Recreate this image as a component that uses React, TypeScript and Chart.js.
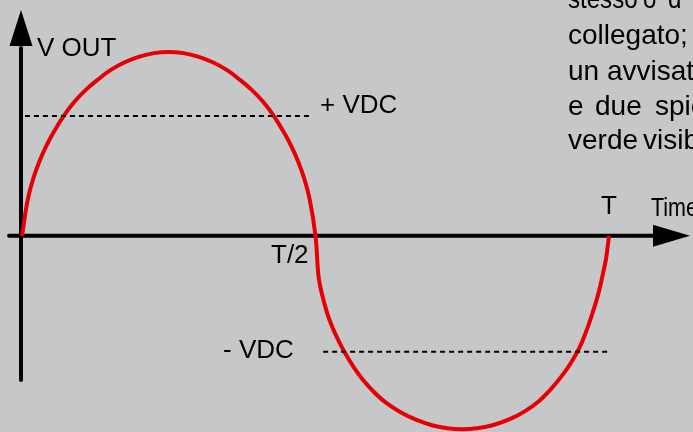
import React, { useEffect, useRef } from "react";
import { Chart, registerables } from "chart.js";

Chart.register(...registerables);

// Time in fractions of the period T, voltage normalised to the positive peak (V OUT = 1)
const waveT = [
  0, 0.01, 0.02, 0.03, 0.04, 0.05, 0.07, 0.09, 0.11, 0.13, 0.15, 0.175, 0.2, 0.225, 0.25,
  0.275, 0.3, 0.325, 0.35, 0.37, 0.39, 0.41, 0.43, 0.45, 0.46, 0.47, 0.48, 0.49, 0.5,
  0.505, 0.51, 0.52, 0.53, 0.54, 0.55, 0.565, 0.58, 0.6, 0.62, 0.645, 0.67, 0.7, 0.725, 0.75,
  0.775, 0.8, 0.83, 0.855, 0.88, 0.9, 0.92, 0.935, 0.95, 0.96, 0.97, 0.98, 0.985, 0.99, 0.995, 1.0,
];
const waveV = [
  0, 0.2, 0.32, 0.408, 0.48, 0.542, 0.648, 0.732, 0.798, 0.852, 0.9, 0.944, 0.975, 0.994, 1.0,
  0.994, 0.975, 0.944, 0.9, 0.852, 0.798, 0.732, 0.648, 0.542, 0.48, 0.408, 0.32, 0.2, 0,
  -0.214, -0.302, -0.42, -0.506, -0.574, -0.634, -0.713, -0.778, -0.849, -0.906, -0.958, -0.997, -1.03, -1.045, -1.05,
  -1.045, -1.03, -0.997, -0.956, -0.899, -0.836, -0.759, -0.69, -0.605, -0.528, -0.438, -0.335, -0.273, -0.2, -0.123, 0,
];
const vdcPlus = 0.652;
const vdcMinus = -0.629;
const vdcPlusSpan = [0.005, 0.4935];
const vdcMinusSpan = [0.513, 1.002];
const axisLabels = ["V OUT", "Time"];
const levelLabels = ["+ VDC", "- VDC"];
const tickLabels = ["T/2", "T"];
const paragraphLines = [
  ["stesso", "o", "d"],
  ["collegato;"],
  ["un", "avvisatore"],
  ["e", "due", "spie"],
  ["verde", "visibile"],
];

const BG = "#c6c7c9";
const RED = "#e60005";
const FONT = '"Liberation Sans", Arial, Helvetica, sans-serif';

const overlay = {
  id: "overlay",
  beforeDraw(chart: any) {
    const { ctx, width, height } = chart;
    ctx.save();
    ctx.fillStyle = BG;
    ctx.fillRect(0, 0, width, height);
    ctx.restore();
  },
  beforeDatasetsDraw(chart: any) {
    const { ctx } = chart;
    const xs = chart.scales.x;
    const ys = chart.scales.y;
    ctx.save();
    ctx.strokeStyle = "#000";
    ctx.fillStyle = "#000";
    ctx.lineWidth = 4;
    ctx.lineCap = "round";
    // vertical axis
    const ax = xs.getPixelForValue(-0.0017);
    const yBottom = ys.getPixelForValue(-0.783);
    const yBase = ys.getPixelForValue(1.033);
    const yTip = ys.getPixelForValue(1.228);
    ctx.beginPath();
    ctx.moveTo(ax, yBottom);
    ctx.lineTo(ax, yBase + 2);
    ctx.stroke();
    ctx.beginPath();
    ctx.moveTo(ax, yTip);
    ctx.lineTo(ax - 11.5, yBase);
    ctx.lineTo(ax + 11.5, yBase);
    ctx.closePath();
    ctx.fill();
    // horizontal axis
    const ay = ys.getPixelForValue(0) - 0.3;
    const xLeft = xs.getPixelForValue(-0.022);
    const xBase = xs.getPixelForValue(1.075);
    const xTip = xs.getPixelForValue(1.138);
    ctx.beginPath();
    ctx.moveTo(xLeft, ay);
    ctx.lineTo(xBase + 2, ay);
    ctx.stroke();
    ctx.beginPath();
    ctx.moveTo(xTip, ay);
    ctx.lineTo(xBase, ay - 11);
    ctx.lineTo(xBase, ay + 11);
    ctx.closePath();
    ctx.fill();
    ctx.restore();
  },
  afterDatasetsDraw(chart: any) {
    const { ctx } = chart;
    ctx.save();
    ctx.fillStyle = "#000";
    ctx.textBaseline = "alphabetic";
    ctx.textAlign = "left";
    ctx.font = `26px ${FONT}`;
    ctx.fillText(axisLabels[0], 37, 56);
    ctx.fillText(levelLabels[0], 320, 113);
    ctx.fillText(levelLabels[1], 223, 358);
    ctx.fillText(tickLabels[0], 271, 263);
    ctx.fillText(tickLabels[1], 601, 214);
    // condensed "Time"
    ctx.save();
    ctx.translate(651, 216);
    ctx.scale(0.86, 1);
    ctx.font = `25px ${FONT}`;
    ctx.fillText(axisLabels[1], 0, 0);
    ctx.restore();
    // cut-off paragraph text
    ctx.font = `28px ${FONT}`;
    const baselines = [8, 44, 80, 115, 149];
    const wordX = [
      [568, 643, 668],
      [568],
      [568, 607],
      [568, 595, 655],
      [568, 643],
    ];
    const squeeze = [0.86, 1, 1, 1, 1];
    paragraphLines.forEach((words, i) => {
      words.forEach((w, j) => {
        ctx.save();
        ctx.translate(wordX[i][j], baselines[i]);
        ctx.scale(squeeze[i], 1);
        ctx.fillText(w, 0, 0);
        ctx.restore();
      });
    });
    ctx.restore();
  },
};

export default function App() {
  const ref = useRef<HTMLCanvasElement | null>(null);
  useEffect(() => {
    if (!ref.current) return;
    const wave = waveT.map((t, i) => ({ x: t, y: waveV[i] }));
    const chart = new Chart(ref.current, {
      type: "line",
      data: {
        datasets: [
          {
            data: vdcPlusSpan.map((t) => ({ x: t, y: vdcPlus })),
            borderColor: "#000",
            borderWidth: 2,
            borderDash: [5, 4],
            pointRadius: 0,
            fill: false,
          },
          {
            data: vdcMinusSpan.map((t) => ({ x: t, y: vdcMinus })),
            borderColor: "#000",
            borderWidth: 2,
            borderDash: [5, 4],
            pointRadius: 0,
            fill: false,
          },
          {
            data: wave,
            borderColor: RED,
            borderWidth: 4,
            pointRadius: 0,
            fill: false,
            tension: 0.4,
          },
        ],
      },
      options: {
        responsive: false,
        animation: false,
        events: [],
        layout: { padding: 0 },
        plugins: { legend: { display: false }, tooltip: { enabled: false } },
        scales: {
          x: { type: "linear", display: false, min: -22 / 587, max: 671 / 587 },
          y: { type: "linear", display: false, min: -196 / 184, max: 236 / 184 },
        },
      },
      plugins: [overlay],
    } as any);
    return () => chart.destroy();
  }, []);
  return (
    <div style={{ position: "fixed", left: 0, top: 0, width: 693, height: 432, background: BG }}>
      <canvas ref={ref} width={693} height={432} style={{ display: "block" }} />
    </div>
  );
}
——————
*TASK DIRECTIONS*
Begin at the top of the material above and output each line exactly, stopping after the line that holds "Chart.register(...registerables);". Leave out pictures.

*EXERCISE SOLUTION*
Recreate this image as a component that uses React, TypeScript and Chart.js.
import React, { useEffect, useRef } from "react";
import { Chart, registerables } from "chart.js";

Chart.register(...registerables);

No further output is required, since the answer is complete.